> **EXERCISE MATERIAL**:
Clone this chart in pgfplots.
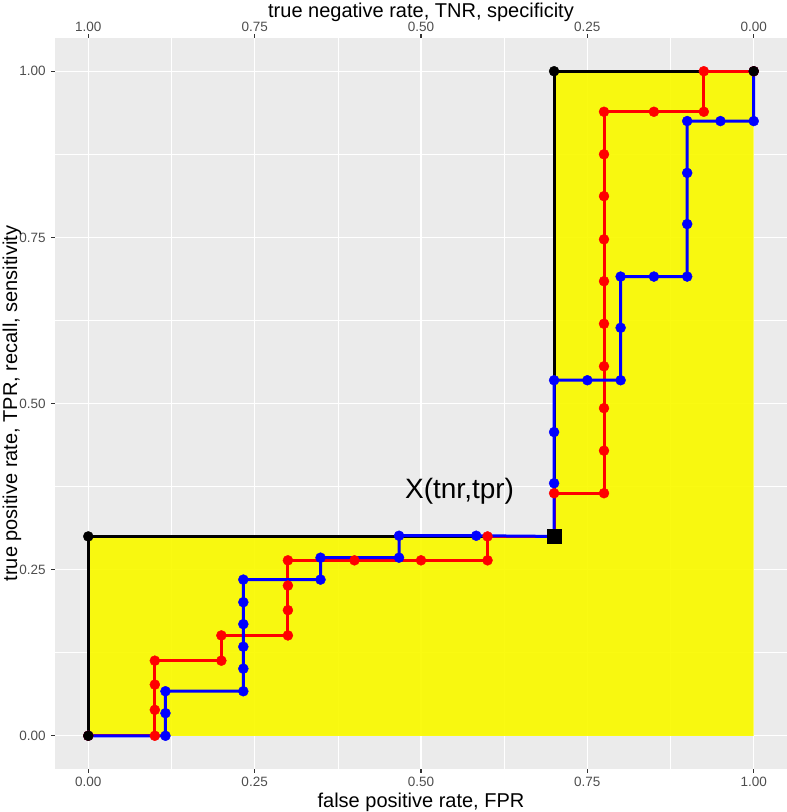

* * *

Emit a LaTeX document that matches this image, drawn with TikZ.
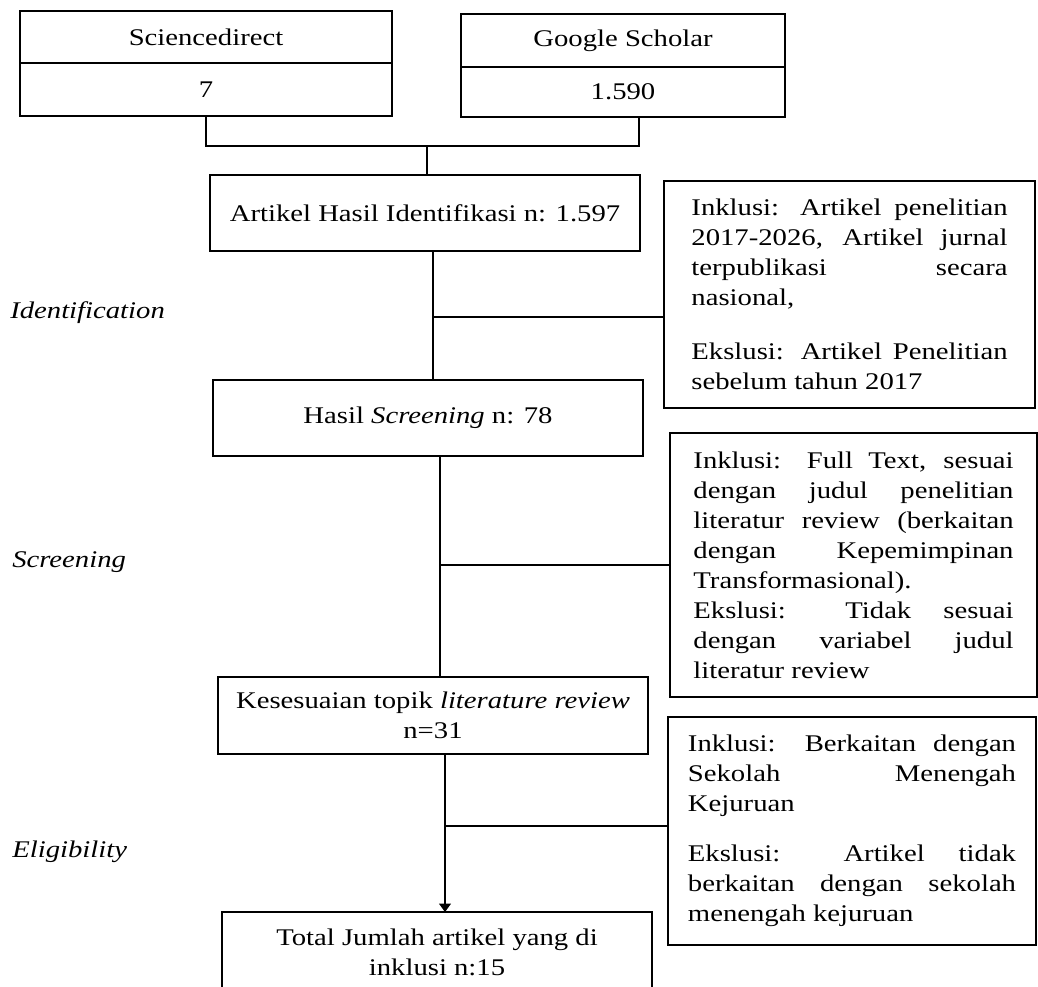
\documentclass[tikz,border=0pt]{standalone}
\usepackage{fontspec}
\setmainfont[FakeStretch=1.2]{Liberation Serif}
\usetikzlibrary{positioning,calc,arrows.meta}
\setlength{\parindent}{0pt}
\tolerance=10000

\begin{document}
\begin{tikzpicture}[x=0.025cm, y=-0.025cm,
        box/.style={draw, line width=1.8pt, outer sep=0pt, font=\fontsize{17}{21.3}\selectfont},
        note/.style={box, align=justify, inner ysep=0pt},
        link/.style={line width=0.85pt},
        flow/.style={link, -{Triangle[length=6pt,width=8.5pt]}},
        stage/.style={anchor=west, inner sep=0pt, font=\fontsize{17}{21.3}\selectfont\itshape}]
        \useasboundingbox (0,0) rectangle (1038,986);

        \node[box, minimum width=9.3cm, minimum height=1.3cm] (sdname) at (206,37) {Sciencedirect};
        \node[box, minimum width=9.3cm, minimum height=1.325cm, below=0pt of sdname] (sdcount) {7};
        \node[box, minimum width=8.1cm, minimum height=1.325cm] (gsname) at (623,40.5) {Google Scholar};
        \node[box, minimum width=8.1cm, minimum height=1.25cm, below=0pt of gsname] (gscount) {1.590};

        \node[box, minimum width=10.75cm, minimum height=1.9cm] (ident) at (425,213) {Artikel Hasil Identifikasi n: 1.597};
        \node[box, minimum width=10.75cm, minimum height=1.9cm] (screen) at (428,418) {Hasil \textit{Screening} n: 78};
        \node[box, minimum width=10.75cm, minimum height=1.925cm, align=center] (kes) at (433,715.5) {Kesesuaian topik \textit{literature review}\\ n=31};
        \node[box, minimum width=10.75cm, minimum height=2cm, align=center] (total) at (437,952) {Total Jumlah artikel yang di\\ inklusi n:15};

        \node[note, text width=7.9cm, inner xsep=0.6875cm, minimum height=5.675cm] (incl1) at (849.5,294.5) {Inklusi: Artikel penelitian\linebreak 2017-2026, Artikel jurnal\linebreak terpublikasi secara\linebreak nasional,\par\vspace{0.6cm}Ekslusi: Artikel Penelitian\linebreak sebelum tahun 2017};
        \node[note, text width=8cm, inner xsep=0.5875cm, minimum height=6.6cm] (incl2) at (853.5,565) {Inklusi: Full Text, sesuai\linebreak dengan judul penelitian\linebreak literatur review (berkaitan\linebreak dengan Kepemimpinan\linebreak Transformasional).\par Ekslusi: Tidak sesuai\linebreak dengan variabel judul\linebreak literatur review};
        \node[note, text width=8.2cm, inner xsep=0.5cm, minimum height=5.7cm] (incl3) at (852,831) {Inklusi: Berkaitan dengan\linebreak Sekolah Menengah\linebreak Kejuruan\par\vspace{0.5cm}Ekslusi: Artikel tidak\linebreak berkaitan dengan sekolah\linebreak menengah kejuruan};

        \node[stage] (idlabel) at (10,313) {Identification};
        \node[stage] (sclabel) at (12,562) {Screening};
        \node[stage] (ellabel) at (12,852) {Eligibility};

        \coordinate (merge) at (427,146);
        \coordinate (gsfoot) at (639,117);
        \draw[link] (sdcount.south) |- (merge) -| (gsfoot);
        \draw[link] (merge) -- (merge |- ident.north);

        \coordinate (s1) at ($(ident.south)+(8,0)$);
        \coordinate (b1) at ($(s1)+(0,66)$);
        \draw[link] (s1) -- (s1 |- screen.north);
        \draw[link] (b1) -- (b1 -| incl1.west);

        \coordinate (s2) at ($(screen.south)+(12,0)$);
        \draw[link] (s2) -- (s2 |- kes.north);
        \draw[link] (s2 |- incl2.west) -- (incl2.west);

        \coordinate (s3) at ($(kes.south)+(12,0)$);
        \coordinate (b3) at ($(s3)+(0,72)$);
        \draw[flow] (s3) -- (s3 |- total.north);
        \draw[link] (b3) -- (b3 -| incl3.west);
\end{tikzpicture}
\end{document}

> **EXERCISE DIRECTIONS**: Copy each line above that contains the word "this".

> **FINAL RESULT**:
Clone this chart in pgfplots.
Emit a LaTeX document that matches this image, drawn with TikZ.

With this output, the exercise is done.